DARK DAYS UNFOLDING: BLACK AND WHITE BOYS’ BODIES AT DOZIER REFORM SCHOOL
SOON TO BE EXHUMED
Behind the clear blue skies, white sandy beaches and hundreds of themes parks in the sunshine state of Florida that attract millions of people throughout the year, there is a dark ghostly shadow in Marianna, Florida.
Arthur G. Dozier School for Boys, also known as the Florida Industrial School for Boys, was a residential school for both black and white boys from 1900 until 2011. The infamous reform school has made headline news for the inhumane treatment of both black and white boys who were confined there.
While some children scream with excitement of the rides – and all the other amusement that can be found in a beautiful theme park; Richard Huntly, John Bonner, Johnny Gaddy and Arthur Huntley whom are a part of an organization called ” Black Boys At Dozier Reform School”, as children
they screamed with pain and agony from the beatings and abuse they received from the employers at Dozier. “I worked as a field crew, and my job was to take the garbage to the pit and I seen what appeared to be human fingers and bones that didn’t look like a cow or animal bones, one
of the boys said you better shut up if you want to live,” said Gaddy.
Richard Huntly fought back tears as he stood on the black side of the campus recalling those horrible and evil days at Dozier for the first time in over fifty years.
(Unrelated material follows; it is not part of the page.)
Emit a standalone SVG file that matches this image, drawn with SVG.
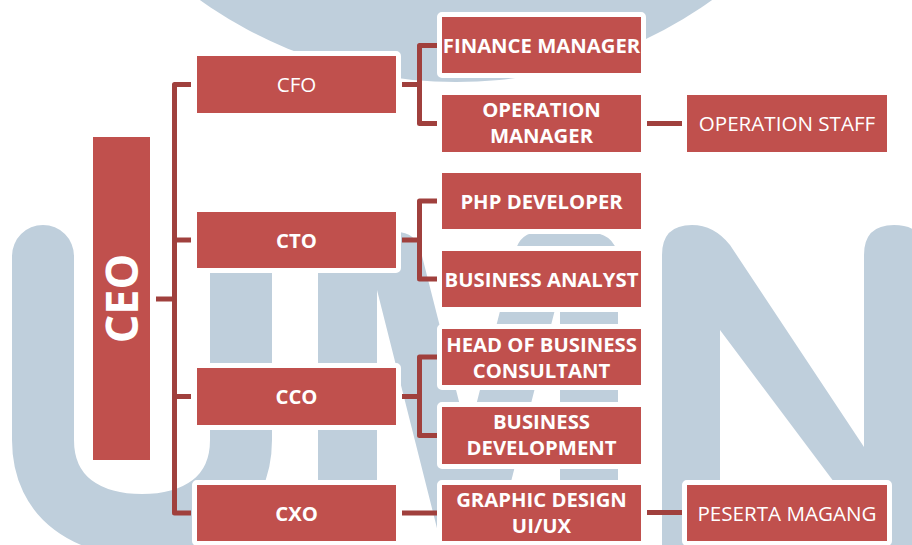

One of the memories he recalled is having part of his toe cut off as a young boy working in the sugarcane fields. “I remember distinctly the beatings I got – and the beatings still haunts me to this day, Bonner says,” I get choked up inside just thinking about the – beatings.” Huntley face sadden as he recall getting beat because he couldn’t remember the face and name of one of the milk cows and which milk
stall the cow should go into.
According to the “Documentation of the Boot Hill Cemetery (8JA1860), At the Former Arthur G. Dozier School for Boys, Marianna, Florida., Interim Report Division of Historical Resources Permit No. (1112.032) The interim report provided a summary of archaeological and historical investigation
into the creation and initial identification of graves at the Boot Hill Cemetery in Marianna for Boys. As a result of their investigation, a record of 98 deaths was found in historical documents, including boys ages 6-18 years and two adult staff members. The deaths occurred between 1914-1973.
“Reports of children being brutally whipped and chained to the walls in irons as well as peonage cases was reported. After spending countless of hours researching peonage cases in the National Archives in Washington, D.C., I found many cases of peonage in Florida that were reported to the
Department of Justice by Mary Grace Quackenbos, special assistant U.S. attorney.” The state of Florida held men and children against their will to work in turpentine and lumber camps. Huntly, Bonner, Gaddy and Huntley said they worked like slaves in the fields, cutting and dragging logs,
planted vegetables and raising animals.
On July 23, 1963, sixteen blacks, seven of which were teenagers, was arrested for a sit in at a local lunch counter. Four of the juveniles, Samuel White, Audrey Nell Edwards, Joe Ann Anderson and Willie Carl Singleton were arrested. The four teens who became known as the “The St.
Augustine Four” spent a month in the county jail five months in a reform school in Marianna and Ocala for having attempted to be served a hamburger at the lunch counter.